Despite it’s lower price, the Dominator scores two very British points here. Firstly it’s available in a dedicated wide fitting for non Mediterranean feet (both shoes are available in half sizes for bespoke fitting) and secondly it’s got no mesh on it. Unfortunately there’s no sealing (in fact there are perforated holes and a scoop shaped base) around the tongue, so water sluices in easily but you don’t get unwanted air conditioning.

The Action gets two small mesh nostrils on top of the toe and mesh around the rear of the shoe, so you’ll be looking for a waterproof liner to provide protection.

Hard plastic heel cup, and tall padded Achilles cuff are common to both shoes and give a supportive and closed fit around the back of the shoe without troubling your tendons.

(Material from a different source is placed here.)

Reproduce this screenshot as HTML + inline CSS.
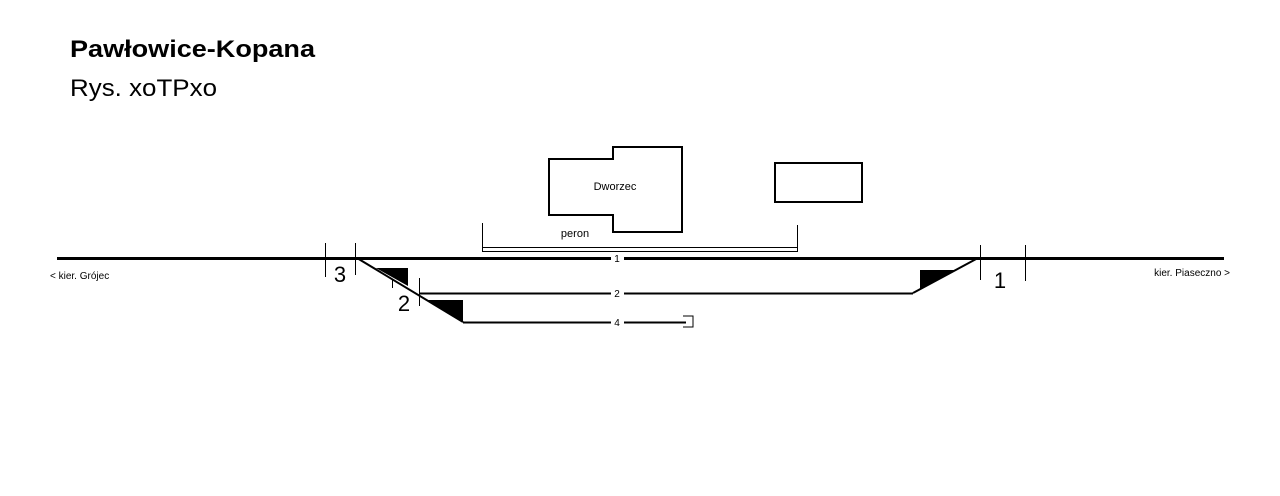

Now this is where the two shoes really differ and where extra spend comes from in the Action thanks to the most hi-tech shoe fastening we’ve seen yet. The upper ratchet fastener with it’s metal cam arm is easy to locate and smooth to tighten even when riding, but the twin release catch takes a bit more faffing, especially if it’s buried in mud. Still getting out of your shoes fast is rarely a priority (unless you get struck by that dreaded ‘end of ride incontinence’ – or is that just us).

The lower tensioners are the real novelty item though, using a capstan winch, with a flip up winding tab and a loop of fishing line around an anchor block on the far side. Yes all this nautical carry on can be yours on a shoe. Twice. Again it works well on the tightening side with enough pressure to turn your plates of meat into pate, as well as a more accurate notch by notch tension than Velcro straps, but loosening can be a real fight once you’ve got a bit of filth in there. Some people will undoubtedly love the “new toy” value of these fasteners and they do their tightening (if not loosening) job fine, but at the end of the day they’re not half as easy to use as simple Velcro straps and a whole lot more expensive.

It’s a relief to see simple Velcro straps on low and middle fastener points of the Dominator, but you still get a ratchet strap at the top. This mostly plastic cam fastener is a lot stiffer to crank up when new, but it becomes less stubborn with time and the single button release is quick and easy to use. The only downside was a pressure point under the outside buckle of the middle strap when cranked down hard.

It’s worth noting that though shoe fit is close, and fasteners can be cranked down super hard, the movement in the upper also makes them feel looser on the foot than ‘solid’ shoes like the Carnacs. Whether this is good or bad depends on personal taste, but it definitely contributes to the overall ‘Sidi experience’.


Sidi shoes have their own unique feel that comes from the suppleness of the materials they use, but don’t got thinking they’re going to tear apart. Some will like this exposure, some won’t feel protected enough but that’s personal.

In summary the Action SRS is undoubtedly a fabulously fitting lightweight shoe packed with bells and whistles, and with everything replaceable in the event of old age the big initial price tag can be spread over a very long life.

The Dominator 2 has no mesh, wide fitting and price on it’s side as well as simpler fastenings – which many will see as a bonus – and as a result we’d definitely give this the nod as the best all round trail shoe of the pair.

If you can’t stretch to this price we’ve also been really impressed with the cheaper shoes in the Sidi range, which share many basic features and the same excellent construction quality.